• **THE REQUEST**: Restate the whole listing word for word. Pictures are left out.

• **INFORMATION SUPPLIED**:
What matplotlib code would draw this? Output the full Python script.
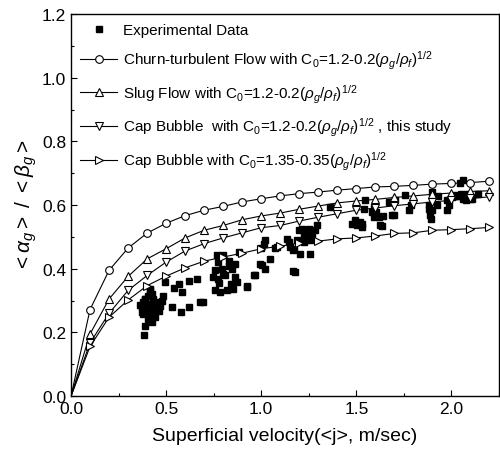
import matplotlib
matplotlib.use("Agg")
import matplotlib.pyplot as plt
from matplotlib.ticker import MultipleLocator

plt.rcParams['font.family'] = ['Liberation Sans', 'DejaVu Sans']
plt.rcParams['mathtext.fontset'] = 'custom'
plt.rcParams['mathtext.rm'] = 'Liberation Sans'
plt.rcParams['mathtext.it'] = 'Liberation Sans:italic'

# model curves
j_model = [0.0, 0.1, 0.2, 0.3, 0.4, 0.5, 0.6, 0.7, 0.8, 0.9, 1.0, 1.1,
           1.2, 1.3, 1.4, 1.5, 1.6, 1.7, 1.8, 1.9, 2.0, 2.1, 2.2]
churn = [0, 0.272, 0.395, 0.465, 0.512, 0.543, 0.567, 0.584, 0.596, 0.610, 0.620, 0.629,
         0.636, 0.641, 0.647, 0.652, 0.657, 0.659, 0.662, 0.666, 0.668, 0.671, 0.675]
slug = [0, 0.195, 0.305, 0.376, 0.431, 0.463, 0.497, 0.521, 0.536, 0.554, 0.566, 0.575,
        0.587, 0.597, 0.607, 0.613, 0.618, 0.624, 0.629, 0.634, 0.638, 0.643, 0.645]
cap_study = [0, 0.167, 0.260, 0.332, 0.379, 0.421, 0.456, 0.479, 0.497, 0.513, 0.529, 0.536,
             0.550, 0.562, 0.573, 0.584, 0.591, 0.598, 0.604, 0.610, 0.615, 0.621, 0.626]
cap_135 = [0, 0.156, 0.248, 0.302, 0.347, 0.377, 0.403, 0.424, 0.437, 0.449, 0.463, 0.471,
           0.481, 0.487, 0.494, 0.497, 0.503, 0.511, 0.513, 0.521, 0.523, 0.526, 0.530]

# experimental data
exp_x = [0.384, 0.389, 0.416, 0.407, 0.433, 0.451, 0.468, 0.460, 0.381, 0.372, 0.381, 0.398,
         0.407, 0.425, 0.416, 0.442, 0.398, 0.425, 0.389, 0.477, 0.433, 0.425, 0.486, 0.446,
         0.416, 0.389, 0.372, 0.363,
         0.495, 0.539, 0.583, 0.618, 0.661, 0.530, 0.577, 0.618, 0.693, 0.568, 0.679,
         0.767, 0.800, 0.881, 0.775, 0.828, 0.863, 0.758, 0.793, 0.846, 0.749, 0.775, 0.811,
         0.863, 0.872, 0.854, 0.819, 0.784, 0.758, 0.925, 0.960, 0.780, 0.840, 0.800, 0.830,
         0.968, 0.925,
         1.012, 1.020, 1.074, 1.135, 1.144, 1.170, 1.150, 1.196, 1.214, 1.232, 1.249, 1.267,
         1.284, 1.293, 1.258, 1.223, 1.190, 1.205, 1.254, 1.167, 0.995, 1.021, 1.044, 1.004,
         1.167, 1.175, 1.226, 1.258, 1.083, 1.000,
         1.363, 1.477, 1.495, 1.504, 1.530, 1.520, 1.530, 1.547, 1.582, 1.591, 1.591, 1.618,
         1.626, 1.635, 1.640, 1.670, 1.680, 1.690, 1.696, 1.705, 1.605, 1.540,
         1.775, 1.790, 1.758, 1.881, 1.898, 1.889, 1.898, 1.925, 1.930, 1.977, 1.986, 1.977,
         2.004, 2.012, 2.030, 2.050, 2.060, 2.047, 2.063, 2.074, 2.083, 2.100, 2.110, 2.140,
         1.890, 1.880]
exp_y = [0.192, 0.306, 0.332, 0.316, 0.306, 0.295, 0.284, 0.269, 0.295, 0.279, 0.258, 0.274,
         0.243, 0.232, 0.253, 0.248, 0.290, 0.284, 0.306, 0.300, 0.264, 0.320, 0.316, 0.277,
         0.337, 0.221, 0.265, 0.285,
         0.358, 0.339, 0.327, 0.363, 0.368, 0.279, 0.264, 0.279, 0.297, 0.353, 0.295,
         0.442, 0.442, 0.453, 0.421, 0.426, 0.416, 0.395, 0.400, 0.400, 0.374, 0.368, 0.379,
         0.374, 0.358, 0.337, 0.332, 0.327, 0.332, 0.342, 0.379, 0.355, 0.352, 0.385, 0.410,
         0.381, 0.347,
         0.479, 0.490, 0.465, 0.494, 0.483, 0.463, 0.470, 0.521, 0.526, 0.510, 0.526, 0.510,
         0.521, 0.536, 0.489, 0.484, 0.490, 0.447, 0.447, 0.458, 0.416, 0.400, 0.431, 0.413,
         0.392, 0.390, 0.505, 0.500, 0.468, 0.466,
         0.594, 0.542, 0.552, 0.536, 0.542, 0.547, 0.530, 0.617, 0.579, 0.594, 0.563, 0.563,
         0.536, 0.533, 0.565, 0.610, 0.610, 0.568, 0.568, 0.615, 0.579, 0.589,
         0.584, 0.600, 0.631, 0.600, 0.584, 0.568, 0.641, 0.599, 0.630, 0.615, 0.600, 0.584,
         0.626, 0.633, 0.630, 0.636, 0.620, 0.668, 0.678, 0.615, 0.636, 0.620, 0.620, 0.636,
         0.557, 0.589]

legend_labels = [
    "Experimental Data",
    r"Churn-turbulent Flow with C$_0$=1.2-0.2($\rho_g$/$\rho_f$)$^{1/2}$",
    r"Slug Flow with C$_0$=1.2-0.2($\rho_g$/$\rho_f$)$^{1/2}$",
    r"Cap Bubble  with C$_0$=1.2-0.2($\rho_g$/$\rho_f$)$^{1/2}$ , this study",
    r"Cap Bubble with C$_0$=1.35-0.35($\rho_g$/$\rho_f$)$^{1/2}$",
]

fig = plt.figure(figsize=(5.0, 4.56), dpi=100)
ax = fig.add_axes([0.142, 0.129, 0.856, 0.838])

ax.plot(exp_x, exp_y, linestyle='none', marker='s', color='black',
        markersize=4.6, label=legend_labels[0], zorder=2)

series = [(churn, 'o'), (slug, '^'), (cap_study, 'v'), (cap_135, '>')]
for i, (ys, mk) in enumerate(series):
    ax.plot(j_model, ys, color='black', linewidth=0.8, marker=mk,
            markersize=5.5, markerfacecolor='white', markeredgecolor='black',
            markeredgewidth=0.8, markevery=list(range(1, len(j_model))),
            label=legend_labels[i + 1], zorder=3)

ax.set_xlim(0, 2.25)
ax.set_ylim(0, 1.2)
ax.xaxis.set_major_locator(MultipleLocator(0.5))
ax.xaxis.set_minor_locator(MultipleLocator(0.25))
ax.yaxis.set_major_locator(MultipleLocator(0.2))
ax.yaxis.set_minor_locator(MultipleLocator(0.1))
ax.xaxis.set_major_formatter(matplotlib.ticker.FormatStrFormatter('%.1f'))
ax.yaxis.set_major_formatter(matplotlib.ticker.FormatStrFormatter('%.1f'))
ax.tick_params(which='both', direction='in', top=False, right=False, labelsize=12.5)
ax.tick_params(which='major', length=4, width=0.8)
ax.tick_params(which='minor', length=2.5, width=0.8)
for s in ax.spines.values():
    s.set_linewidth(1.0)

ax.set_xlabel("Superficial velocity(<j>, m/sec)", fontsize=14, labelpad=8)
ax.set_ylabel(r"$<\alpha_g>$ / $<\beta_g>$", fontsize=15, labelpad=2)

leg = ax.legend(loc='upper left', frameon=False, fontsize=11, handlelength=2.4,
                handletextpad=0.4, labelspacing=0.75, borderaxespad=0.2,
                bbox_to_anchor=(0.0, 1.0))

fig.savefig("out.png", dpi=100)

• **RESPONSE TO THE TASK**:
What matplotlib code would draw this? Output the full Python script.
import matplotlib
matplotlib.use("Agg")
import matplotlib.pyplot as plt
from matplotlib.ticker import MultipleLocator

plt.rcParams['font.family'] = ['Liberation Sans', 'DejaVu Sans']
plt.rcParams['mathtext.fontset'] = 'custom'
plt.rcParams['mathtext.rm'] = 'Liberation Sans'
plt.rcParams['mathtext.it'] = 'Liberation Sans:italic'

# model curves
j_model = [0.0, 0.1, 0.2, 0.3, 0.4, 0.5, 0.6, 0.7, 0.8, 0.9, 1.0, 1.1,
           1.2, 1.3, 1.4, 1.5, 1.6, 1.7, 1.8, 1.9, 2.0, 2.1, 2.2]
churn = [0, 0.272, 0.395, 0.465, 0.512, 0.543, 0.567, 0.584, 0.596, 0.610, 0.620, 0.629,
         0.636, 0.641, 0.647, 0.652, 0.657, 0.659, 0.662, 0.666, 0.668, 0.671, 0.675]
slug = [0, 0.195, 0.305, 0.376, 0.431, 0.463, 0.497, 0.521, 0.536, 0.554, 0.566, 0.575,
        0.587, 0.597, 0.607, 0.613, 0.618, 0.624, 0.629, 0.634, 0.638, 0.643, 0.645]
cap_study = [0, 0.167, 0.260, 0.332, 0.379, 0.421, 0.456, 0.479, 0.497, 0.513, 0.529, 0.536,
             0.550, 0.562, 0.573, 0.584, 0.591, 0.598, 0.604, 0.610, 0.615, 0.621, 0.626]
cap_135 = [0, 0.156, 0.248, 0.302, 0.347, 0.377, 0.403, 0.424, 0.437, 0.449, 0.463, 0.471,
           0.481, 0.487, 0.494, 0.497, 0.503, 0.511, 0.513, 0.521, 0.523, 0.526, 0.530]

# experimental data
exp_x = [0.384, 0.389, 0.416, 0.407, 0.433, 0.451, 0.468, 0.460, 0.381, 0.372, 0.381, 0.398,
         0.407, 0.425, 0.416, 0.442, 0.398, 0.425, 0.389, 0.477, 0.433, 0.425, 0.486, 0.446,
         0.416, 0.389, 0.372, 0.363,
         0.495, 0.539, 0.583, 0.618, 0.661, 0.530, 0.577, 0.618, 0.693, 0.568, 0.679,
         0.767, 0.800, 0.881, 0.775, 0.828, 0.863, 0.758, 0.793, 0.846, 0.749, 0.775, 0.811,
         0.863, 0.872, 0.854, 0.819, 0.784, 0.758, 0.925, 0.960, 0.780, 0.840, 0.800, 0.830,
         0.968, 0.925,
         1.012, 1.020, 1.074, 1.135, 1.144, 1.170, 1.150, 1.196, 1.214, 1.232, 1.249, 1.267,
         1.284, 1.293, 1.258, 1.223, 1.190, 1.205, 1.254, 1.167, 0.995, 1.021, 1.044, 1.004,
         1.167, 1.175, 1.226, 1.258, 1.083, 1.000,
         1.363, 1.477, 1.495, 1.504, 1.530, 1.520, 1.530, 1.547, 1.582, 1.591, 1.591, 1.618,
         1.626, 1.635, 1.640, 1.670, 1.680, 1.690, 1.696, 1.705, 1.605, 1.540,
         1.775, 1.790, 1.758, 1.881, 1.898, 1.889, 1.898, 1.925, 1.930, 1.977, 1.986, 1.977,
         2.004, 2.012, 2.030, 2.050, 2.060, 2.047, 2.063, 2.074, 2.083, 2.100, 2.110, 2.140,
         1.890, 1.880]
exp_y = [0.192, 0.306, 0.332, 0.316, 0.306, 0.295, 0.284, 0.269, 0.295, 0.279, 0.258, 0.274,
         0.243, 0.232, 0.253, 0.248, 0.290, 0.284, 0.306, 0.300, 0.264, 0.320, 0.316, 0.277,
         0.337, 0.221, 0.265, 0.285,
         0.358, 0.339, 0.327, 0.363, 0.368, 0.279, 0.264, 0.279, 0.297, 0.353, 0.295,
         0.442, 0.442, 0.453, 0.421, 0.426, 0.416, 0.395, 0.400, 0.400, 0.374, 0.368, 0.379,
         0.374, 0.358, 0.337, 0.332, 0.327, 0.332, 0.342, 0.379, 0.355, 0.352, 0.385, 0.410,
         0.381, 0.347,
         0.479, 0.490, 0.465, 0.494, 0.483, 0.463, 0.470, 0.521, 0.526, 0.510, 0.526, 0.510,
         0.521, 0.536, 0.489, 0.484, 0.490, 0.447, 0.447, 0.458, 0.416, 0.400, 0.431, 0.413,
         0.392, 0.390, 0.505, 0.500, 0.468, 0.466,
         0.594, 0.542, 0.552, 0.536, 0.542, 0.547, 0.530, 0.617, 0.579, 0.594, 0.563, 0.563,
         0.536, 0.533, 0.565, 0.610, 0.610, 0.568, 0.568, 0.615, 0.579, 0.589,
         0.584, 0.600, 0.631, 0.600, 0.584, 0.568, 0.641, 0.599, 0.630, 0.615, 0.600, 0.584,
         0.626, 0.633, 0.630, 0.636, 0.620, 0.668, 0.678, 0.615, 0.636, 0.620, 0.620, 0.636,
         0.557, 0.589]

legend_labels = [
    "Experimental Data",
    r"Churn-turbulent Flow with C$_0$=1.2-0.2($\rho_g$/$\rho_f$)$^{1/2}$",
    r"Slug Flow with C$_0$=1.2-0.2($\rho_g$/$\rho_f$)$^{1/2}$",
    r"Cap Bubble  with C$_0$=1.2-0.2($\rho_g$/$\rho_f$)$^{1/2}$ , this study",
    r"Cap Bubble with C$_0$=1.35-0.35($\rho_g$/$\rho_f$)$^{1/2}$",
]

fig = plt.figure(figsize=(5.0, 4.56), dpi=100)
ax = fig.add_axes([0.142, 0.129, 0.856, 0.838])

ax.plot(exp_x, exp_y, linestyle='none', marker='s', color='black',
        markersize=4.6, label=legend_labels[0], zorder=2)

series = [(churn, 'o'), (slug, '^'), (cap_study, 'v'), (cap_135, '>')]
for i, (ys, mk) in enumerate(series):
    ax.plot(j_model, ys, color='black', linewidth=0.8, marker=mk,
            markersize=5.5, markerfacecolor='white', markeredgecolor='black',
            markeredgewidth=0.8, markevery=list(range(1, len(j_model))),
            label=legend_labels[i + 1], zorder=3)

ax.set_xlim(0, 2.25)
ax.set_ylim(0, 1.2)
ax.xaxis.set_major_locator(MultipleLocator(0.5))
ax.xaxis.set_minor_locator(MultipleLocator(0.25))
ax.yaxis.set_major_locator(MultipleLocator(0.2))
ax.yaxis.set_minor_locator(MultipleLocator(0.1))
ax.xaxis.set_major_formatter(matplotlib.ticker.FormatStrFormatter('%.1f'))
ax.yaxis.set_major_formatter(matplotlib.ticker.FormatStrFormatter('%.1f'))
ax.tick_params(which='both', direction='in', top=False, right=False, labelsize=12.5)
ax.tick_params(which='major', length=4, width=0.8)
ax.tick_params(which='minor', length=2.5, width=0.8)
for s in ax.spines.values():
    s.set_linewidth(1.0)

ax.set_xlabel("Superficial velocity(<j>, m/sec)", fontsize=14, labelpad=8)
ax.set_ylabel(r"$<\alpha_g>$ / $<\beta_g>$", fontsize=15, labelpad=2)

leg = ax.legend(loc='upper left', frameon=False, fontsize=11, handlelength=2.4,
                handletextpad=0.4, labelspacing=0.75, borderaxespad=0.2,
                bbox_to_anchor=(0.0, 1.0))

fig.savefig("out.png", dpi=100)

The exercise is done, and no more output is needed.